An amendment from Rep. Michelle Fischbach (R-Minn.) would prohibit funds from being used to require farmers to disclose their Scope 3 emissions, or emissions derived from a business’s supply chain.
Rep. Ralph Norman (R-S.C.) got an amendment to prohibit funding for the Office of Management and Budget’s efforts to consider the social cost of greenhouse gases in developing budgets, federal procurement processes and environmental reviews.
Republicans are also looking to use the Interior-Environment bill, which funds EPA, to go after that agency’s emissions and pollution rules.
In addition to slicing funding for EPA’s air office in half, the bill contains provisions against proposed soot standards and more stringent vehicle emissions limits.
The tailpipe rule would gradually set car emissions limits so low that it would effectively require about two-thirds of cars sold in the U.S. in 2032 to be electric.
Rep. Lisa McClain (R-Mich.) last week led a letter to EPA with more than 200 House and Senate Republicans stating their opposition to the rule, calling it a “misguided attempt to force the production of a vehicle mix that fails to meet the transportation needs or fit within the budgets of American families.”
Further, the Interior-Environment bill would block EPA rules on greenhouse gases from power plants and mandate new oil and gas lease sales.
Clawbacks, or rescissions, from the Inflation Reduction Act are certain to be another nonstarter for Senate Democrats, who have touted the climate law as one of the most significant achievements of the current administration.
Rep. Marcy Kaptur (R-Ohio), ranking member on the Energy-Water Appropriations Subcommittee, said IRA clawbacks in the House-passed bills amount to “poison pill policy riders that sadly show extremist Republicans are not interested in bills that can gain bipartisan support and become law.”
The House Interior-Environment bill would cut about $9.4 billion from energy programs in the IRA as part of Republicans’ broader effort to reduce government spending.
The Energy-Water bill aims to rescind more than $5 billion from those programs, and the Agriculture bill includes some $7.5 billion in cuts to IRA programs.
The Interior-Environment bill would specifically target IRA funding for EPA, the Presidio Trust and the White House Council on Environmental Quality.
The Financial Services bill would reduce IRA funding for the General Services Administration to make buildings more energy efficient.
Targeted programs in the climate law are designed to help “countless American families save money on their monthly energy bills while simultaneously creating thousands of jobs in new energy technologies,” Kaptur said during debate of Republican amendments.

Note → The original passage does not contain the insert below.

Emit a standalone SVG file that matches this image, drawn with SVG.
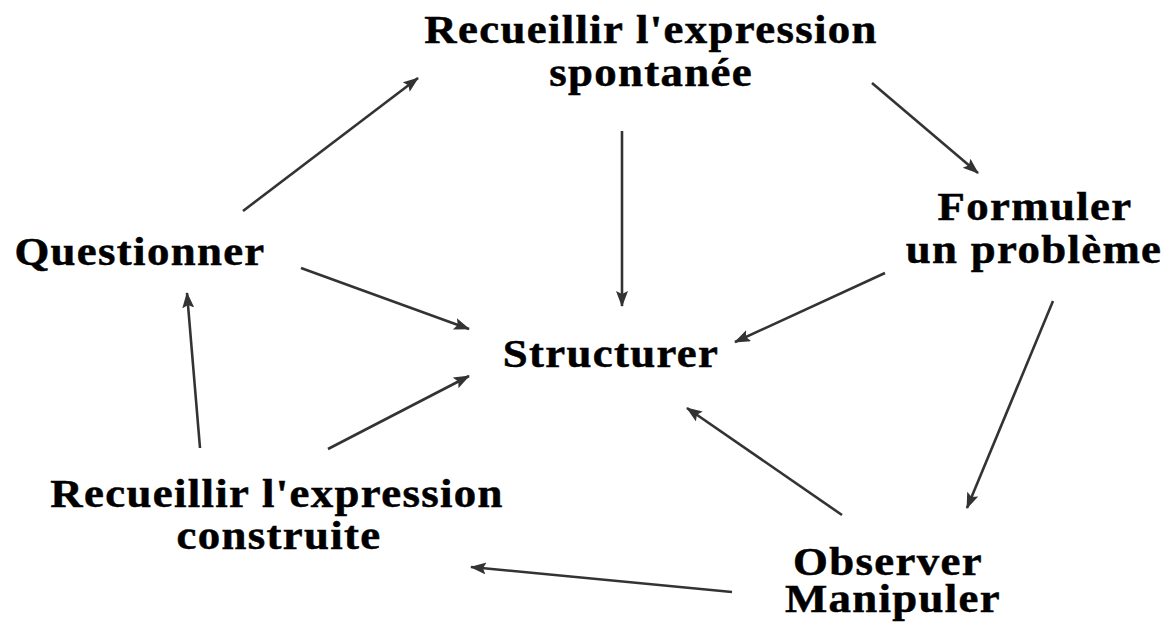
<svg xmlns="http://www.w3.org/2000/svg" width="1168" height="628" viewBox="0 0 1168 628">
<style>
.t{font-family:"Liberation Serif","Times New Roman",serif;font-weight:bold;font-size:40px;letter-spacing:1.2px;fill:#000;stroke:#000;stroke-width:0.5px;text-anchor:middle}
.c line{stroke:#333;stroke-width:2.6;marker-end:url(#ah)}
</style>
<defs>
<marker id="ah" markerUnits="userSpaceOnUse" markerWidth="18" markerHeight="14" refX="15" refY="6" orient="auto">
<path d="M0,0 L16,6 L0,12 L3,6 z" fill="#333"/>
</marker>
</defs>
<rect width="1168" height="628" fill="#fff"/>
<g id="connectors" class="c">
<line x1="243" y1="211" x2="418" y2="78"/>
<line x1="622" y1="131" x2="622" y2="306"/>
<line x1="872" y1="83" x2="978" y2="173"/>
<line x1="885" y1="273" x2="735" y2="342"/>
<line x1="1053" y1="301" x2="967" y2="508"/>
<line x1="842" y1="515" x2="687" y2="408"/>
<line x1="732" y1="592" x2="471" y2="567"/>
<line x1="301" y1="268" x2="469" y2="329"/>
<line x1="328" y1="449" x2="469" y2="376"/>
<line x1="200" y1="448" x2="187" y2="293"/>
</g>
<g id="n-spontanee"><text class="t" transform="translate(651 43) scale(1.12 1)">Recueillir l'expression</text><text class="t" transform="translate(651 86) scale(1.12 1)">spontanée</text></g>
<g id="n-formuler"><text class="t" transform="translate(1035 220) scale(1.12 1)">Formuler</text><text class="t" transform="translate(1034 263) scale(1.12 1)">un problème</text></g>
<g id="n-questionner"><text class="t" transform="translate(140 265) scale(1.12 1)">Questionner</text></g>
<g id="n-structurer"><text class="t" transform="translate(611 367) scale(1.12 1)">Structurer</text></g>
<g id="n-construite"><text class="t" transform="translate(277 507) scale(1.12 1)">Recueillir l'expression</text><text class="t" transform="translate(279 549) scale(1.12 1)">construite</text></g>
<g id="n-observer"><text class="t" transform="translate(888 575) scale(1.12 1)">Observer</text><text class="t" transform="translate(893 612) scale(1.12 1)">Manipuler</text></g>
</svg>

“For energy and water needs,” she continued, “it is not an overstatement to say people in our nation live and die by decisions being made here in Congress.”
Energy efficiency standards
Among the Biden administration’s most inflammatory proposals to many GOP lawmakers are the Department of Energy’s efficiency standards for a range of appliances — from gas stoves to ceiling fans.
Republicans argue the rules limit consumer choice and drive up prices, and they have attempted to use legislation to block new standards from going into effect. They are also using fiscal 2024 bills to deprive DOE of funding to implement the rules.
The House Energy-Water bill includes a provision that would block a proposed DOE efficiency rule for distribution transformers. The measure would reduce funding for DOE’s Office of Energy Efficiency and Renewable Energy by 42 percent.
House conservatives also proposed a host of amendments to prohibit the implementation of proposed standards for residential gas furnaces, water heaters, air conditioners, ice-makers and mobile homes. Democrats allowed the amendments to pass by voice vote.
Texas Democratic Rep. Veronica Escobar, who had an amendment made in order for debate to strike the transformer provision, withdrew her amendment at the last minute.
DOE’s proposed standards have the support of most Democrats, but Manchin, a pro-fossil fuel centrist who often aligns with Republicans on energy issues, said he could support some Republican provisions that aim to roll the efficiency standards back.
“It just depends,” he told E&E News. “What [regulations] eventually do is just raise the price of products that you and I have to pay for.”
“Eliminating gas stoves was going to basically save the planet and I didn’t see that at all,” he said, referring to a DOE rule that would disqualify about half of gas stoves on the market today.
Manchin has blocked the nomination of a top DOE official because of the agency’s gas stove proposal, and he succeeded in getting a rider with Sen. Ted Cruz (R-Texas) in a Senate spending bill.
Even though the Senate bills are largely free of controversial riders, Manchin and Cruz secured a provision in the Financial Services-General Government bill against potential Consumer Product Safety Commission rulemaking on gas stoves.
Several House bills contain controversial provisions that would slash funding for federal infrastructure programs, including transportation and water projects.
Indeed, the House delayed a final vote on the Transportation-Housing and Urban Development bill last month after losing the support of a number of Republicans who said they could not back a rider that would cut Amtrak funding by more than $1 billion.
Republicans had previously teamed up with Democrats to tank another proposed clawback from the bipartisan infrastructure law that sought to defund the national electric vehicle infrastructure program, which provides funding for EV chargers.
The bill includes riders that would reduce funding for the Department of Transportation’s Climate Change Center and cut Transportation Secretary Pete Buttigieg’s salary to $1.
Republicans are looking to deal another blow to electric vehicles in the Financial Services bill. That bill would block funds for GSA’s Electric Vehicles Fund, which allows federal agencies to purchase zero-emissions vehicles and chargers.
The Energy-Water bill would repeal an initial form of the Biden administration’s waters of the United States rule, finalized in January.
Agencies have since issued a new regulation following the Supreme Court’s ruling in Sackett v. EPA that effectively gutted the January version. The Interior-Environment bill includes a similar provision.